## SET PROBLEM:
Take the lines from the head of the listing through the one bearing "plt.rcParams['font.family'] = ['Liberation" and copy them exactly, leaving every picture out.

## PROVIDED ENTRIES:
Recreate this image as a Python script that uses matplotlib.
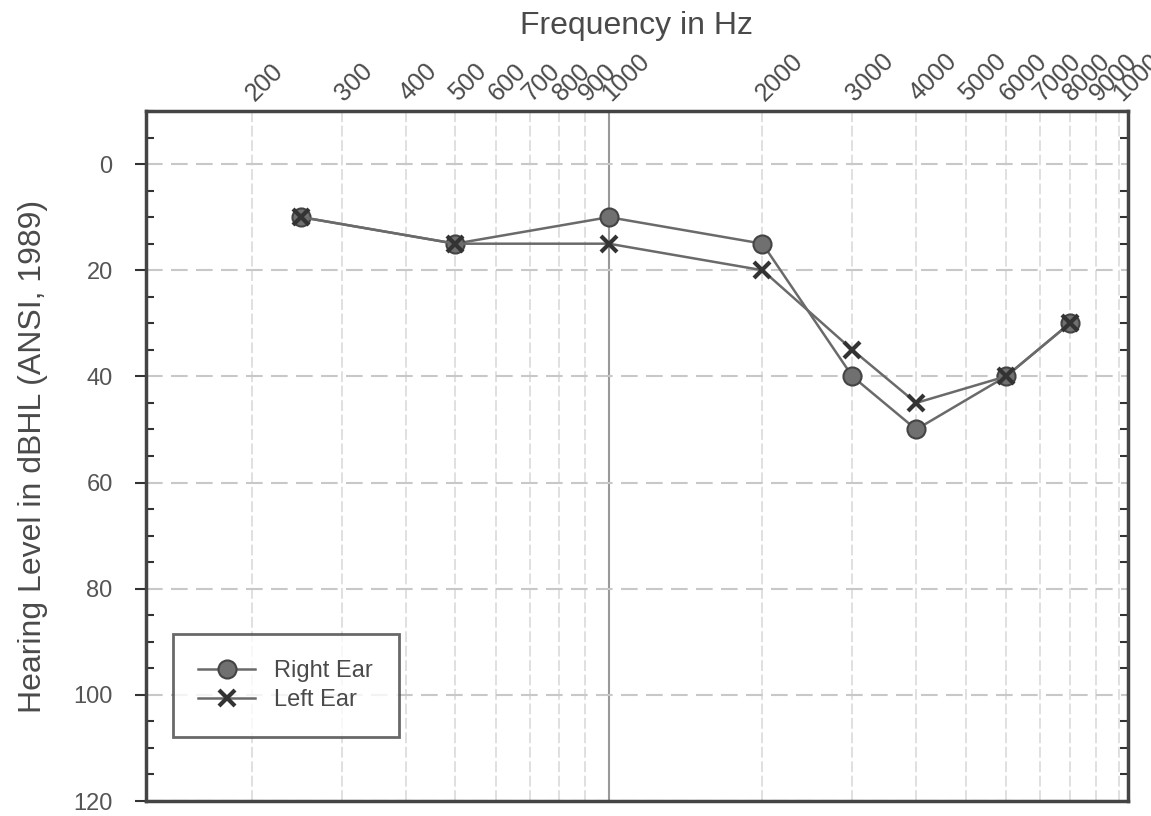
import matplotlib.pyplot as plt
import matplotlib.transforms as mtransforms
from matplotlib.ticker import FixedLocator, NullFormatter, MultipleLocator

plt.rcParams['font.family'] = ['Liberation Sans', 'DejaVu Sans']

# audiogram data
freq = [250, 500, 1000, 2000, 3000, 4000, 6000, 8000]
right_ear = [10, 15, 10, 15, 40, 50, 40, 30]
left_ear = [10, 15, 15, 20, 35, 45, 40, 30]

freq_ticks = [200, 300, 400, 500, 600, 700, 800, 900,
              1000, 2000, 3000, 4000, 5000, 6000, 7000, 8000, 9000, 10000]

fig = plt.figure(figsize=(11.51, 8.16), dpi=100)
ax = fig.add_axes([146 / 1151, 1 - 801 / 816, (1128 - 146) / 1151, (801 - 111) / 816])

ax.plot(freq, right_ear, color='#6a6a6a', lw=1.8, marker='o', ms=13,
        mfc='#707070', mec='#444444', mew=1.5, label='Right Ear', zorder=3)
ax.plot(freq, left_ear, color='#6a6a6a', lw=1.8, marker='x', ms=11,
        mec='#333333', mew=3, label='Left Ear', zorder=4)

ax.set_xscale('log')
ax.set_xlim(124, 10400)
ax.set_ylim(120, -10)

# frequency axis on top
ax.xaxis.tick_top()
ax.xaxis.set_label_position('top')
ax.xaxis.set_major_locator(FixedLocator(freq_ticks))
ax.xaxis.set_minor_formatter(NullFormatter())
ax.xaxis.set_minor_locator(FixedLocator([]))
ax.set_xticklabels([str(f) for f in freq_ticks], rotation=45, ha='left',
                   va='bottom', rotation_mode='anchor', fontsize=18, color='#4a4a4a')
ax.tick_params(axis='x', which='major', length=0, pad=4)
shift = mtransforms.ScaledTranslation(6 / 100, 0, fig.dpi_scale_trans)
for lbl in ax.get_xticklabels():
    lbl.set_transform(lbl.get_transform() + shift)
ax.set_xlabel('Frequency in Hz', fontsize=23, color='#4a4a4a', labelpad=4)

ax.yaxis.set_major_locator(MultipleLocator(20))
ax.yaxis.set_minor_locator(MultipleLocator(5))
ax.tick_params(axis='y', which='major', direction='out', length=8, width=1.5,
               labelsize=17, labelcolor='#555555', color='#333333', pad=16)
ax.tick_params(axis='y', which='minor', direction='in', length=6, width=1.5,
               color='#333333', right=True)
ax.set_ylabel('Hearing Level in dBHL (ANSI, 1989)', fontsize=23, color='#4a4a4a', labelpad=18)

for f in freq_ticks:
    if f == 1000:
        ax.axvline(f, color='#999999', lw=1.5, zorder=1)
    else:
        ax.axvline(f, color='#dddddd', lw=1.3, ls=(0, (6, 2)), zorder=1)
for v in range(0, 121, 20):
    ax.axhline(v, color='#c8c8c8', lw=1.5, ls=(0, (8, 4)), zorder=1)

for s in ax.spines.values():
    s.set_color('#444444')
    s.set_linewidth(2.5)

leg = ax.legend(loc='lower left', bbox_to_anchor=(0.027, 0.093), fontsize=17,
                frameon=True, fancybox=False, handlelength=2.4, borderpad=1.1,
                labelspacing=0.3, borderaxespad=0)
leg.get_frame().set_edgecolor('#444444')
leg.get_frame().set_linewidth(2)
for t in leg.get_texts():
    t.set_color('#4a4a4a')

fig.savefig('out.png', dpi=100)
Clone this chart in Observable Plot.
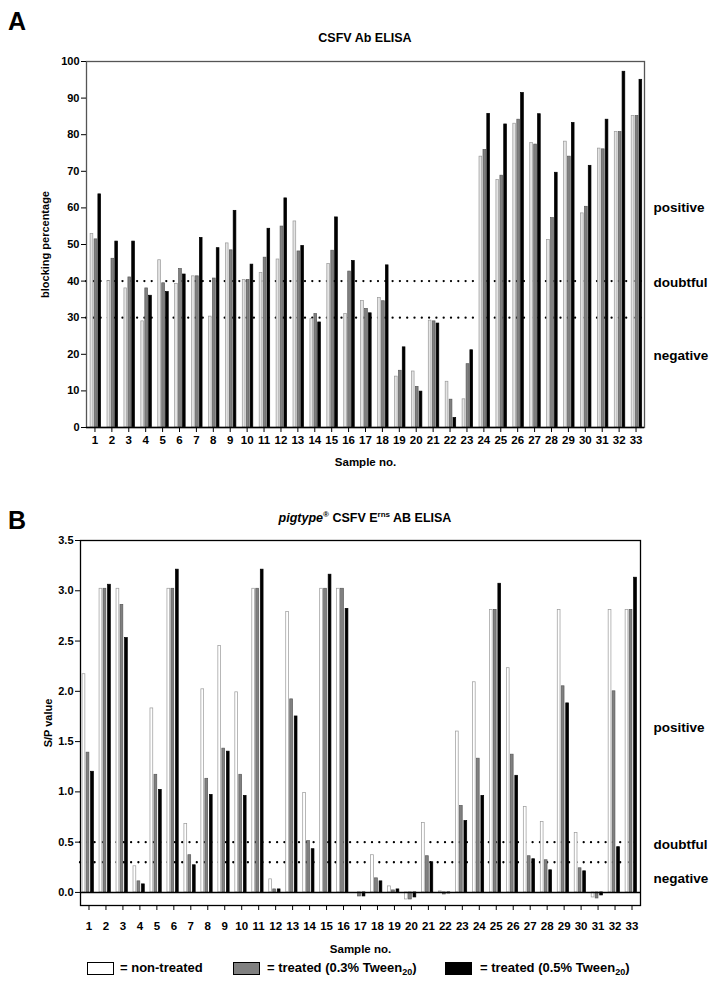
<!DOCTYPE html>
<html>
<head>
<meta charset="utf-8">
<script src="https://cdn.jsdelivr.net/npm/d3@7"></script>
<script src="https://cdn.jsdelivr.net/npm/@observablehq/plot@0.6"></script>
<style>
  body { margin: 0; background: #fff; font-family: "Liberation Sans", Arial, sans-serif; }
  #root { position: relative; width: 720px; height: 987px; overflow: hidden; }
  .abs { position: absolute; }
  .panel { font-weight: bold; font-size: 25px; line-height: 28px; }
  .title { font-weight: bold; font-size: 12.5px; line-height: 16px; text-align: center; width: 730px; left: 0; }
  .title sup { font-size: 8px; vertical-align: 5px; line-height: 0; }
  .leg { font-weight: bold; font-size: 13px; line-height: 16px; }
  .box { width: 25px; height: 11px; border: 1.5px solid #000; }
  .leg sub { font-size: 9px; vertical-align: -3px; line-height: 0; }
</style>
</head>
<body>
<div id="root">
  <div class="abs panel" style="left:8px; top:7px;">A</div>
  <div class="abs title" style="top:30px;">CSFV Ab ELISA</div>
  <div id="chartA" class="abs" style="left:0; top:50px;"></div>
  <div class="abs panel" style="left:8px; top:506px;">B</div>
  <div class="abs title" style="top:510px;"><i>pigtype</i><sup>®</sup> CSFV E<sup>rns</sup> AB ELISA</div>
  <div id="chartB" class="abs" style="left:0; top:528px;"></div>
  <div class="abs box" style="left:87px; top:962px; background:#fff;"></div>
  <div class="abs leg" style="left:120px; top:960px;">= non-treated</div>
  <div class="abs box" style="left:233px; top:962px; background:#808080;"></div>
  <div class="abs leg" style="left:267px; top:960px;">= treated (0.3% Tween<sub>20</sub>)</div>
  <div class="abs box" style="left:445px; top:962px; background:#000;"></div>
  <div class="abs leg" style="left:480px; top:960px;">= treated (0.5% Tween<sub>20</sub>)</div>
</div>
<script>
const samples = ["1","2","3","4","5","6","7","8","9","10","11","12","13","14","15","16","17","18","19","20","21","22","23","24","25","26","27","28","29","30","31","32","33"];

// Panel A: CSFV Ab ELISA, blocking percentage
const aNonTreated = [52.9, 40.0, 38.0, 29.0, 45.7, 39.2, 41.3, 30.3, 50.3, 40.3, 42.2, 45.9, 56.3, 29.6, 44.7, 31.0, 34.6, 35.4, 13.9, 15.3, 29.2, 12.5, 7.7, 74.0, 67.6, 83.0, 77.7, 51.2, 78.1, 58.5, 76.2, 80.7, 85.1];
const aTween03 = [51.4, 46.1, 41.0, 38.0, 39.4, 43.3, 41.3, 40.7, 48.4, 40.3, 46.4, 54.9, 48.1, 31.0, 48.3, 42.6, 32.4, 34.5, 15.5, 11.1, 29.0, 7.6, 17.3, 75.8, 68.8, 84.1, 77.3, 57.2, 74.0, 60.3, 76.0, 80.7, 85.1];
const aTween05 = [63.7, 50.8, 50.8, 36.0, 37.0, 41.8, 51.8, 49.0, 59.2, 44.5, 54.3, 62.6, 49.6, 28.7, 57.4, 45.5, 31.2, 44.3, 21.9, 9.8, 28.4, 2.6, 21.1, 85.7, 82.8, 91.4, 85.6, 69.6, 83.2, 71.5, 84.1, 97.2, 95.0];
const aCutoffs = [30, 40];
const aTicks = [0, 10, 20, 30, 40, 50, 60, 70, 80, 90, 100];
const aZoneLabels = ["positive", "doubtful", "negative"];
const aZoneY = [60, 39.7, 19.5];

// Panel B: pigtype CSFV Erns AB ELISA, S/P value
const bNonTreated = [2.17, 3.02, 3.02, 0.26, 1.83, 3.02, 0.68, 2.02, 2.45, 1.99, 3.02, 0.13, 2.79, 0.99, 3.02, 3.02, 0.00, 0.37, 0.06, -0.07, 0.69, 0.01, 1.60, 2.09, 2.81, 2.23, 0.85, 0.70, 2.81, 0.59, -0.05, 2.81, 2.81];
const bTween03 = [1.39, 3.02, 2.86, 0.11, 1.17, 3.02, 0.37, 1.13, 1.43, 1.17, 3.02, 0.03, 1.92, 0.51, 3.02, 3.02, -0.04, 0.14, 0.02, -0.07, 0.36, -0.02, 0.86, 1.33, 2.81, 1.37, 0.36, 0.32, 2.05, 0.24, -0.06, 2.00, 2.81];
const bTween05 = [1.20, 3.06, 2.53, 0.08, 1.02, 3.21, 0.27, 0.97, 1.40, 0.96, 3.21, 0.03, 1.75, 0.43, 3.16, 2.82, -0.04, 0.11, 0.03, -0.05, 0.30, -0.01, 0.71, 0.96, 3.07, 1.16, 0.33, 0.22, 1.88, 0.21, -0.03, 0.45, 3.13];
const bCutoffs = [0.3, 0.5];
const bTicks = [0, 0.5, 1.0, 1.5, 2.0, 2.5, 3.0, 3.5];
const bZoneLabels = ["positive", "doubtful", "negative"];
const bZoneY = [1.64, 0.47, 0.14];

const FONT = "Liberation Sans, Arial, sans-serif";

function bars(values, dx, fill, stroke, inset) {
  return Plot.barY(samples, {
    x: d => d, y: (d, i) => values[i],
    fill, stroke, strokeWidth: 0.7,
    insetLeft: inset, insetRight: inset, dx
  });
}

function panel(cfg) {
  return Plot.plot({
    width: 720, height: cfg.height,
    marginTop: cfg.mt, marginBottom: cfg.mb, marginLeft: cfg.ml, marginRight: cfg.mr,
    style: { fontFamily: FONT, fontWeight: "bold", fontSize: "11px", color: "#000", background: "transparent" },
    x: { type: "band", domain: samples, padding: 0 },
    y: { domain: cfg.yDomain },
    marks: [
      Plot.ruleY(cfg.cutoffs, { stroke: "#000", strokeWidth: 2.3, strokeDasharray: "0,7.3", strokeLinecap: "round" }),
      bars(cfg.non, cfg.dx[0], cfg.whiteFill, "#999", 7.1),
      bars(cfg.t03, cfg.dx[1], "#808080", "#5a5a5a", 7.1),
      bars(cfg.t05, cfg.dx[2], "#000", "#000", 7.1),
      Plot.frame({ stroke: cfg.frameStroke, strokeWidth: 1.3 }),
      Plot.ruleY([0], { stroke: "#000", strokeWidth: 1.5 }),
      Plot.axisY({ ticks: cfg.ticks, tickFormat: cfg.tickFormat, tickSize: 5, tickPadding: 2, fontSize: 11, fontWeight: "bold",
        label: cfg.yLabel, labelAnchor: "center", labelOffset: cfg.ylo, labelArrow: "none" }),
      Plot.axisX({ tickSize: 5, tickPadding: cfg.xtp, fontSize: 11.5, fontWeight: "bold",
        label: "Sample no.", labelAnchor: "center", labelOffset: cfg.xlo, labelArrow: "none" }),
      Plot.text(cfg.zoneLabels, { y: (d, i) => cfg.zoneY[i], text: d => d, frameAnchor: "right", dx: cfg.zdx,
        textAnchor: "start", fontSize: 13.5, fontWeight: "bold", fill: "#000" })
    ]
  });
}

const chartA = panel({
  height: 420, mt: 11, mb: 43, ml: 86, mr: 76,
  yDomain: [0, 100], ticks: aTicks, tickFormat: d => d, yLabel: "blocking percentage", ylo: 45,
  cutoffs: aCutoffs, non: aNonTreated, t03: aTween03, t05: aTween05,
  dx: [-3, 1, 4.8], whiteFill: "#e4e4e4", frameStroke: "#555", xtp: 3, xlo: 38,
  zoneLabels: aZoneLabels, zoneY: aZoneY, zdx: 9
});
document.getElementById("chartA").appendChild(chartA);

const chartB = panel({
  height: 432, mt: 12, mb: 55, ml: 80, mr: 80,
  yDomain: [-0.13, 3.5], ticks: bTicks, tickFormat: d3.format(".1f"), yLabel: "S/P value", ylo: 36,
  cutoffs: bCutoffs, non: bNonTreated, t03: bTween03, t05: bTween05,
  dx: [-5, -1, 3.5], whiteFill: "#fff", frameStroke: "#000", xtp: 11, xlo: 47,
  zoneLabels: bZoneLabels, zoneY: bZoneY, zdx: 13
});
document.getElementById("chartB").appendChild(chartB);
</script>
</body>
</html>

## EXPECTED OUTPUT:
Recreate this image as a Python script that uses matplotlib.
import matplotlib.pyplot as plt
import matplotlib.transforms as mtransforms
from matplotlib.ticker import FixedLocator, NullFormatter, MultipleLocator

plt.rcParams['font.family'] = ['Liberation Sans', 'DejaVu Sans']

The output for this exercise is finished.